Chinna returns home and learns of the preparation for his engagement ceremony. Feeling that since Chella loved Karna, it must be family pressure that must have forced her to agree. Chinna then backs out. It is Chella's turn to be indignant about Chinna's mistrust of her love, and after giving him a piece of her mind, she backs out, with Chinna pleading for acceptance. After a period of separation, during which all ties between the two families are severed, both soon come to realise that they cannot live without their dearest friends and lovers. Chinna and Chella then reunite with their families.

== Production ==
Ajith Kumar signed the film in early 2001 after pulling out of Praveenkanth's Star. The producers initially approached Aishwarya Rai and then Preity Zinta to star, with their refusals leading to the casting of Jyothika. Miss World 1999, Yukta Mookhey was chosen to appear in an item number. Before filming began, Ajith became popular as an action hero due to films like Amarkkalam, Dheena and Citizen, so producer Ravichandran expressed his doubts to Ezhil about continuing a family-oriented film with an action hero like Ajith. But Ezhil was confident about Ajith's capabilities in pulling off varying roles.

Twin bungalows were erected in Prasad Studios for the film by art director Prabhakaran as the director could not locate a twin bungalow in the same compound. One house was built to feature antiques and the other with modern artefacts and computers. It took seventy five days to complete the set with the help of six hundred people. During the making of the film, Ajith was admitted to a Chennai city hospital for a surgery of his backbone causing a month's delay in the film's release.

== Soundtrack ==
The soundtrack was composed by Vidyasagar, with lyrics by Vairamuthu. The song "Kaadhal Vandhadhum" is set in Kapi raga. Vidyasagar reused the tune later in Telugu as "Pannendintiki Padukkonte", for the 2002 Telugu film Neetho.

Track listing
| No. | Title | Singer(s) | Length |
|---|---|---|---|
| 1. | "Kaadhal Vandhadhum" | K. J. Yesudas, Sadhana Sargam | 5:35 |
| 2. | "Pudhu Malar Thottu" | Sriram Parthasarathy | 4:42 |
| 3. | "Thirumana Malargal" | Swarnalatha | 6:14 |
| 4. | "Thalaattum Kaatre" | Shankar Mahadevan | 5:25 |
| 5. | "Chella Namm Veettukku" | Malaysia Vasudevan, Sujatha Mohan, Harish Raghavendra, Sangeetha Sajith | 4:51 |
| 6. | "Yukthaamukhi" | Devan, Clinton Cerejo | 5:37 |
| Total length: |  |  | 32:24 |

== Release and reception ==
Poovellam Un Vaasam was released on 17 August 2001. A critic from The Hindu labelled it as "reasonably interesting", with Ajith's performance being praised as "natural and neat". Visual Dasan of Kalki, playing on the film's title, said "Poovellam Serial Vaasam" (the flowers bear the smell of serials).
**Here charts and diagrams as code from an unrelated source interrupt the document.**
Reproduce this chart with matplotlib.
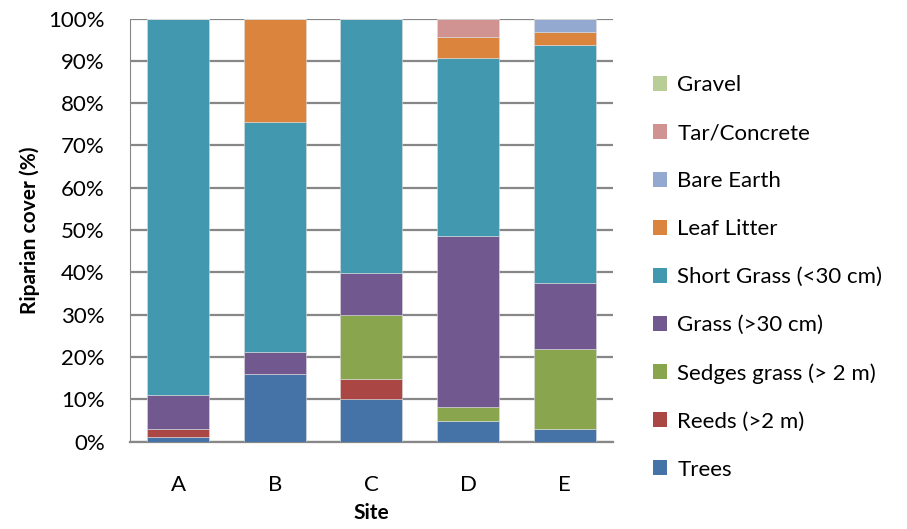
import matplotlib.pyplot as plt
from matplotlib.patches import Patch
import numpy as np

plt.rcParams['font.family'] = ['Lato', 'DejaVu Sans']

sites = ['A', 'B', 'C', 'D', 'E']

# riparian cover per site (%), bottom to top of the stack
trees = [1.1, 16.1, 10.0, 4.9, 3.1]
reeds = [1.9, 0.0, 4.9, 0.0, 0.0]
sedges = [0.0, 0.0, 15.0, 3.2, 18.8]
grass_tall = [8.1, 5.0, 10.0, 40.6, 15.5]
short_grass = [88.9, 54.5, 60.1, 41.9, 56.3]
leaf_litter = [0.0, 24.4, 0.0, 5.0, 3.2]
bare_earth = [0.0, 0.0, 0.0, 0.0, 3.1]
tar_concrete = [0.0, 0.0, 0.0, 4.4, 0.0]
gravel = [0.0, 0.0, 0.0, 0.0, 0.0]

series = [
    ('Trees', trees, '#4572A7'),
    ('Reeds (>2 m)', reeds, '#AA4643'),
    ('Sedges grass (> 2 m)', sedges, '#89A54E'),
    ('Grass (>30 cm)', grass_tall, '#71588F'),
    ('Short Grass (<30 cm)', short_grass, '#4198AF'),
    ('Leaf Litter', leaf_litter, '#DB843D'),
    ('Bare Earth', bare_earth, '#93A9CF'),
    ('Tar/Concrete', tar_concrete, '#D19392'),
    ('Gravel', gravel, '#B9CD96'),
]

fig = plt.figure(figsize=(9.07, 5.29), dpi=100)
ax = fig.add_axes([0.143, 0.165, 0.533, 0.8])

x = np.arange(len(sites))
bottom = np.zeros(len(sites))
for name, vals, col in series:
    vals = np.array(vals)
    ax.bar(x, vals, 0.64, bottom=bottom, color=col, edgecolor='#dcdcdc',
           linewidth=0.4, zorder=3)
    bottom += vals

ax.set_xlim(-0.5, len(sites) - 0.5)
ax.set_ylim(0, 100)
ax.set_yticks(np.arange(0, 101, 10))
ax.set_yticklabels(['%d%%' % v for v in range(0, 101, 10)], fontsize=16)
ax.set_xticks(x)
ax.set_xticklabels(sites, fontsize=16)
ax.tick_params(axis='y', length=0, pad=18)
ax.tick_params(axis='x', length=0, pad=24)

ax.grid(axis='y', color='#878787', linewidth=1.6, zorder=0)
for s in ['top', 'right']:
    ax.spines[s].set_visible(False)
ax.spines['left'].set_color('#878787')
ax.spines['bottom'].set_color('#878787')
ax.spines['bottom'].set_linewidth(1.6)

ax.set_xlabel('Site', fontsize=15, fontweight='bold', labelpad=6)
ax.set_ylabel('Riparian cover (%)', fontsize=15, fontweight='bold', labelpad=6)

handles = [Patch(facecolor=col, label=name) for name, vals, col in series[::-1]]
fig.legend(handles=handles, loc='upper left', bbox_to_anchor=(0.71, 0.875),
           frameon=False, fontsize=16, labelspacing=1.26, handlelength=0.65,
           handleheight=0.65, handletextpad=0.45, borderaxespad=0)

fig.savefig('out.png', dpi=100)
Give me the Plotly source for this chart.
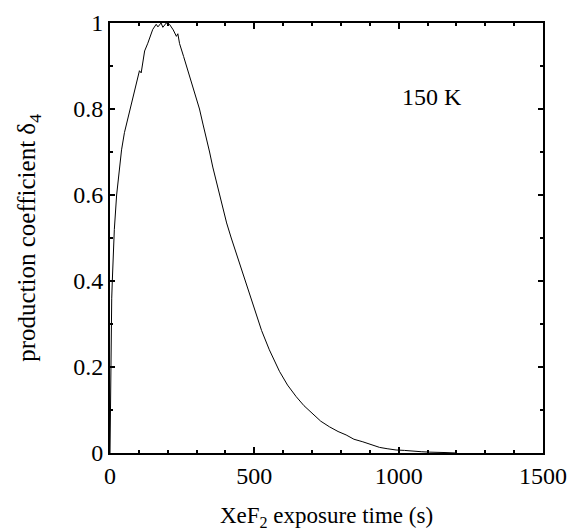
import plotly.graph_objects as go

# exposure time (s)
time_s = [0, 2, 4, 6, 8, 11, 15, 23, 32, 40, 50, 58, 70, 81, 90, 96, 102, 108, 115, 120,
          131, 137, 148, 160, 166, 177, 183, 195, 206, 219, 230, 235, 241, 255, 264, 277,
          287, 300, 310, 322, 333, 345, 356, 373, 385, 391, 404, 420, 437, 455, 474, 490,
          506, 525, 552, 587, 615, 645, 672, 702, 730, 760, 790, 818, 845, 876, 905, 934,
          960, 991, 1020, 1049, 1078, 1106, 1135, 1164, 1200]
# production coefficient delta_4
delta4 = [0.0, 0.15, 0.30, 0.36, 0.40, 0.45, 0.52, 0.60, 0.66, 0.705, 0.745, 0.767, 0.80,
          0.83, 0.855, 0.872, 0.889, 0.884, 0.912, 0.935, 0.953, 0.964, 0.985, 0.997, 0.991,
          1.0, 0.990, 1.0, 0.997, 0.984, 0.969, 0.975, 0.952, 0.922, 0.902, 0.878, 0.856, 0.825,
          0.80, 0.765, 0.735, 0.70, 0.665, 0.62, 0.585, 0.567, 0.535, 0.50, 0.465, 0.43,
          0.39, 0.355, 0.32, 0.285, 0.24, 0.19, 0.158, 0.131, 0.110, 0.092, 0.074, 0.061,
          0.050, 0.042, 0.032, 0.026, 0.020, 0.013, 0.010, 0.007, 0.006, 0.004, 0.003, 0.002,
          0.002, 0.001, 0.0]

x_ticks = [0, 500, 1000, 1500]
y_ticks = [0, 0.2, 0.4, 0.6, 0.8, 1.0]
y_ticktext = ["0", "0.2", "0.4", "0.6", "0.8", "1"]
label_text = "150 K"

FONT = "Liberation Serif, Times New Roman, serif"

fig = go.Figure()
fig.add_trace(go.Scatter(x=time_s, y=delta4, mode="lines",
                         line=dict(color="black", width=1), showlegend=False))

fig.add_annotation(x=1114, y=0.828, text=label_text, showarrow=False,
                   font=dict(family=FONT, size=24, color="black"))

axis_common = dict(showline=True, linecolor="black", linewidth=2, mirror="ticks",
                   ticks="inside", tickcolor="black", tickwidth=1.5, showgrid=False,
                   zeroline=False, automargin=False,
                   tickfont=dict(family=FONT, size=24, color="black"))

fig.update_xaxes(range=[0, 1500], tickvals=x_ticks, ticklen=6,
                 minor=dict(dtick=100, ticks="inside", ticklen=3, tickcolor="black",
                            tickwidth=1.5, showgrid=False),
                 title=dict(text="XeF<sub>2</sub> exposure time (s)", standoff=19,
                            font=dict(family=FONT, size=23, color="black")),
                 **axis_common)
fig.update_yaxes(range=[0, 1], tickvals=y_ticks, ticktext=y_ticktext, ticklen=5,
                 minor=dict(dtick=0.1, ticks="inside", ticklen=3, tickcolor="black",
                            tickwidth=1.5, showgrid=False),
                 title=dict(text="production coefficient δ<sub>4</sub>", standoff=30,
                            font=dict(family=FONT, size=25, color="black")),
                 **axis_common)

fig.update_layout(template="none", width=584, height=531,
                  margin=dict(l=110, r=41, t=23, b=78),
                  paper_bgcolor="white", plot_bgcolor="white",
                  font=dict(family=FONT, color="black"))

fig.write_html("out.html", config={"displayModeBar": False},
               post_script="document.body.style.margin='0';document.body.style.overflow='hidden';")
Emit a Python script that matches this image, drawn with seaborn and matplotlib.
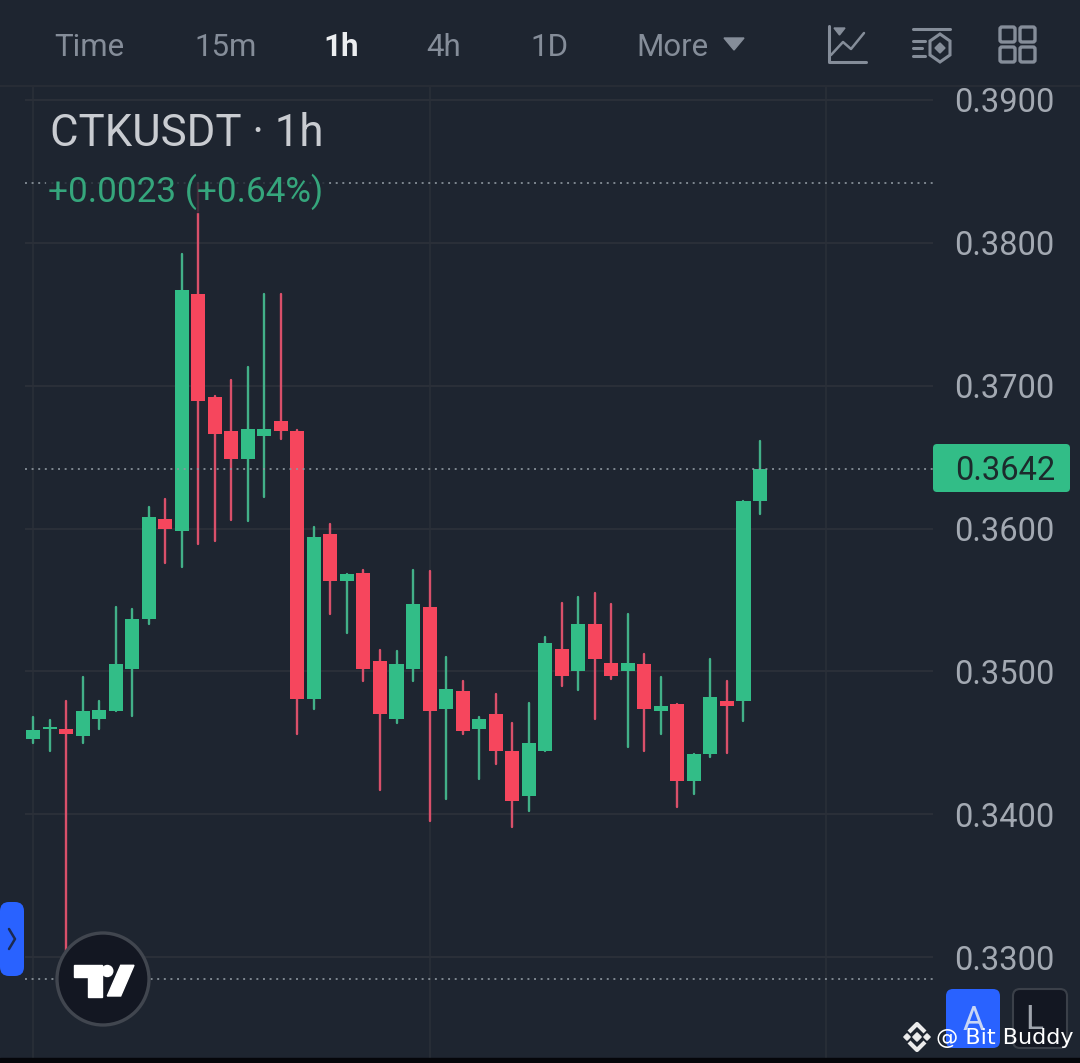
import numpy as np
import pandas as pd
import seaborn as sns
import matplotlib
matplotlib.use("Agg")
import matplotlib.pyplot as plt
from matplotlib.patches import FancyBboxPatch, Circle, Polygon, Rectangle

# ---- data -----------------------------------------------------------------
opens = [.3453,.3460,.3460,.3455,.3467,.3472,.3502,.3537,.3607,.3598,.3764,.3692,.3668,.3649,.3665,
         .3675,.3668,.3481,.3596,.3563,.3569,.3507,.3467,.3502,.3545,.3474,.3486,.3460,.3470,.3444,
         .3413,.3444,.3516,.3500,.3533,.3506,.3500,.3505,.3472,.3477,.3423,.3442,.3479,.3479,.3619]
highs = [.3468,.3466,.3479,.3496,.3479,.3545,.3544,.3615,.3621,.3792,.3842,.3693,.3704,.3713,.3764,
         .3764,.3669,.3601,.3603,.3568,.3571,.3515,.3514,.3571,.3570,.3510,.3493,.3468,.3484,.3464,
         .3478,.3524,.3548,.3552,.3555,.3547,.3540,.3512,.3496,.3477,.3442,.3509,.3493,.3619,.3661]
lows  = [.3450,.3444,.3285,.3450,.3460,.3472,.3469,.3533,.3576,.3573,.3589,.3591,.3606,.3605,.3622,
         .3663,.3456,.3474,.3540,.3527,.3493,.3417,.3464,.3493,.3395,.3411,.3456,.3425,.3435,.3391,
         .3402,.3444,.3490,.3487,.3467,.3495,.3447,.3444,.3456,.3405,.3414,.3440,.3443,.3465,.3610]
closes= [.3459,.3461,.3456,.3472,.3473,.3505,.3537,.3608,.3600,.3767,.3689,.3666,.3649,.3670,.3670,
         .3668,.3481,.3594,.3563,.3568,.3502,.3470,.3505,.3547,.3472,.3488,.3458,.3467,.3444,.3409,
         .3450,.3520,.3497,.3533,.3509,.3497,.3506,.3474,.3476,.3423,.3442,.3482,.3476,.3619,.3642]
price_ticks = [.33,.34,.35,.36,.37,.38,.39]
day_marks = [0, 24, 48]
last_price = .3642
session_high = .3842
session_low = .3285
nav_labels = ["Time", "15m", "1h", "4h", "1D", "More"]

BG = "#1e2530"; GRID = "#2a2f38"; UP = "#32bd87"; DOWN = "#f6465d"
MUTED = "#858d99"; LABEL = "#a3a9b2"

sns.set_theme(style="dark", rc={"axes.facecolor": BG, "figure.facecolor": BG})
plt.rcParams["font.family"] = ["Roboto", "DejaVu Sans"]

W, H = 1080, 1063
fig = plt.figure(figsize=(W/100, H/100), dpi=100)
ax = fig.add_axes([0, 0, 933/W, 1])

df = pd.DataFrame({"i": range(len(opens)), "o": opens, "h": highs, "l": lows, "c": closes})
df["dir"] = np.where(df.c >= df.o, "up", "down")
df["base"] = df[["o", "c"]].min(axis=1)
df["size"] = (df.c - df.o).abs()

# grid (price levels and day separators)
ax.hlines(price_ticks, -0.48, 54.47, color=GRID, lw=1.5, zorder=1)
ax.vlines(day_marks, 0.3226, 0.3910, color=GRID, lw=1.2, zorder=1)

# wicks
wick = pd.concat([df[["i", "dir"]].assign(price=df.h), df[["i", "dir"]].assign(price=df.l)])
sns.lineplot(data=wick, x="i", y="price", units="i", estimator=None, hue="dir", sort=False,
             palette={"up": "#42b088", "down": "#d9506a"}, lw=1.7, legend=False, ax=ax, zorder=2)

# bodies
for key, col in (("up", UP), ("down", DOWN)):
    sub = df[df.dir == key]
    sns.barplot(x=sub.i.values, y=sub["size"].values, bottom=sub.base.values, native_scale=True,
                width=0.85, color=col, saturation=1, linewidth=0, ax=ax, zorder=3)

# session high / low / last dotted lines
for lvl in (session_high, last_price, session_low):
    ax.hlines(lvl, -0.48, 54.47, color="#8f98a0", lw=1.4, linestyles=(0, (1, 2.4)), zorder=4, alpha=.85)

ax.set_xlim(-33/16.523, 900/16.523)
ax.set_ylim(.397 - .00007*H, .397)
ax.set_xlabel(""); ax.set_ylabel("")
ax.set_xticks([])
ax.yaxis.tick_right()
ax.set_yticks(price_ticks)
ax.set_yticklabels([f"{p:.4f}" for p in price_ticks])
ax.tick_params(axis="y", length=0, pad=15, labelsize=23.5, labelcolor=LABEL)
for lab in ax.get_yticklabels():
    lab.set_y(lab.get_position()[1])
for s in ax.spines.values():
    s.set_visible(False)
ax.grid(False)

# ---- overlay in picture pixels for the app chrome ---------------------------
ov = fig.add_axes([0, 0, 1, 1], facecolor="none")
ov.set_xlim(0, W); ov.set_ylim(H, 0); ov.axis("off")

ov.add_patch(Rectangle((0, 0), W, 85, color=BG, zorder=1))
ov.plot([0, W], [86, 86], color="#272c35", lw=1.5, zorder=1)

for lab, x in zip(nav_labels, [54.5, 194, 323, 426, 530, 636]):
    active = lab == "1h"
    ov.text(x, 56, lab, fontsize=22.5, color="#eceef0" if active else MUTED,
            fontweight="bold" if active else "normal", ha="left", va="baseline")
ov.add_patch(Polygon([(724, 38), (744, 38), (734, 50)], color=MUTED))

# chart-type icon
ic = dict(color=MUTED, lw=2.2, solid_capstyle="round")
ov.plot([829, 829, 866], [26, 62, 62], **ic)
ov.plot([831, 843, 851, 864], [55, 42, 49, 33], color=MUTED, lw=1.8)
ov.add_patch(Polygon([(834, 28), (845, 28), (839.5, 35)], color=MUTED))
# settings icon
ov.plot([913, 950], [29, 29], **ic)
ov.plot([913, 925], [41, 41], **ic); ov.plot([913, 922], [48, 48], **ic); ov.plot([913, 925], [56, 56], **ic)
ov.add_patch(Polygon([(940, 34), (950, 41), (950, 55), (940, 62), (930, 55), (930, 41)],
                     fc="none", ec=MUTED, lw=2.2))
ov.add_patch(Polygon([(940, 43), (945, 48), (940, 53), (935, 48)], color=MUTED))
# layout icon
for x0 in (1000, 1020):
    for y0 in (27, 47):
        ov.add_patch(FancyBboxPatch((x0, y0), 15, 15, boxstyle="round,pad=0,rounding_size=2",
                                    fc="none", ec=MUTED, lw=2.4))

# legend text with translucent backing
ov.add_patch(Rectangle((46, 174), 278, 38, color=BG, alpha=.8, zorder=1.5))
ov.text(50, 146, "CTKUSDT · 1h", fontsize=31.5, color="#c9ccd1", ha="left", va="baseline", zorder=5)
ov.text(47.5, 202, "+0.0023 (+0.64%)", fontsize=25.3, color="#35a67c", ha="left", va="baseline", zorder=5)

# last-price tag
ov.add_patch(FancyBboxPatch((933, 444), 137, 48, boxstyle="round,pad=0,rounding_size=4", fc=UP, ec="none"))
ov.text(1005, 467.5, f"{last_price:.4f}", fontsize=23.5, color="#1c2a2c", ha="center", va="center_baseline")

# side tab
ov.add_patch(FancyBboxPatch((0, 902), 24, 74, boxstyle="round,pad=0,rounding_size=9", fc="#2962ff", ec="none"))
ov.plot([9, 15, 9], [929, 939, 949], color="#1c2a50", lw=1.8)

# TradingView badge
ov.add_patch(Circle((103, 979), 46, fc="#131722", ec="#41464f", lw=2.4, zorder=6))
ov.add_patch(Polygon([(74, 965.3), (102, 965.3), (102, 996.7), (88, 996.7), (88, 977.3), (74, 977.3)],
                     color="white", zorder=7))
ov.add_patch(Circle((107.3, 971), 5.5, color="white", zorder=7))
ov.add_patch(Polygon([(120.7, 965.3), (134, 965.3), (120.7, 996), (107.3, 996)], color="white", zorder=7))

# A / L buttons
ov.add_patch(FancyBboxPatch((946, 989), 54, 59, boxstyle="round,pad=0,rounding_size=7", fc="#2962ff", ec="none", zorder=6))
ov.text(973.5, 1021, "A", fontsize=24, color="#c9d6f5", ha="center", va="center", zorder=7)
ov.add_patch(FancyBboxPatch((1013, 989), 54, 59, boxstyle="round,pad=0,rounding_size=7", fc="#131722", ec="#3b4049", lw=1.5, zorder=6))
ov.text(1034, 1020, "L", fontsize=24, color="#9fa4ad", ha="center", va="center", zorder=7)

# watermark
wm = "#ececec"
for cx, cy, r in ((917, 1037, 4.2), (907, 1037, 3.2), (927, 1037, 3.2)):
    ov.add_patch(Polygon([(cx, cy-r), (cx+r, cy), (cx, cy+r), (cx-r, cy)], color=wm, zorder=8))
ov.plot([909, 917, 925], [1032, 1024, 1032], color=wm, lw=3, zorder=8, solid_capstyle="butt")
ov.plot([909, 917, 925], [1042, 1050, 1042], color=wm, lw=3, zorder=8, solid_capstyle="butt")
ov.text(936, 1044, "@ Bit Buddy", fontsize=16, color="white", family=["DejaVu Sans"],
        ha="left", va="baseline", zorder=9)

# bottom edge of the screenshot
ov.add_patch(Rectangle((0, 1058), W, 5, color="#05060a", zorder=5))

fig.savefig("out.png", dpi=100, facecolor=BG)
Rajitha of Rediff.com wrote, "Trouble is the story/script/screenplay which, in a word, is insipid. To the point where, when the movie crescendoes with the two once-close families splitting amidst high drama, you put a polite hand up to stifle a yawn". The success of the film prompted Ezhil, Ajith and Jyothika to team up for a venture the following year with Raja (2002). K. N. Vijiyan of New Straits Times called it "strictly for Ajith and Jyothika fans". Malini Mannath of Chennai Online wrote "No effort has been spared to make it a lavish production. The songs are pleasantly picturised, with Arthur Wilson's camera capturing the richness of the sets and the colourful ambience. But what is lacking is a clear script and freshness in narration".

== Accolades ==
Poovellam Un Vaasam won the Tamil Nadu State Film Award for Second Best Family Film and Ajith won a special prize from the committee. At the same ceremony, Sai won Best Costume Designer, Prabhakaran won Best Art Director, Kovai Sarala won Best Comedian and Vidyasagar won Best Music Director. Jyothika won the Cinema Express Award for Best Actress – Tamil, which was given to her by Ajith at the Cinema Express Awards. Ajith was nominated for the Filmfare Award for Best Actor – Tamil, and Jyothika for Best Actress – Tamil.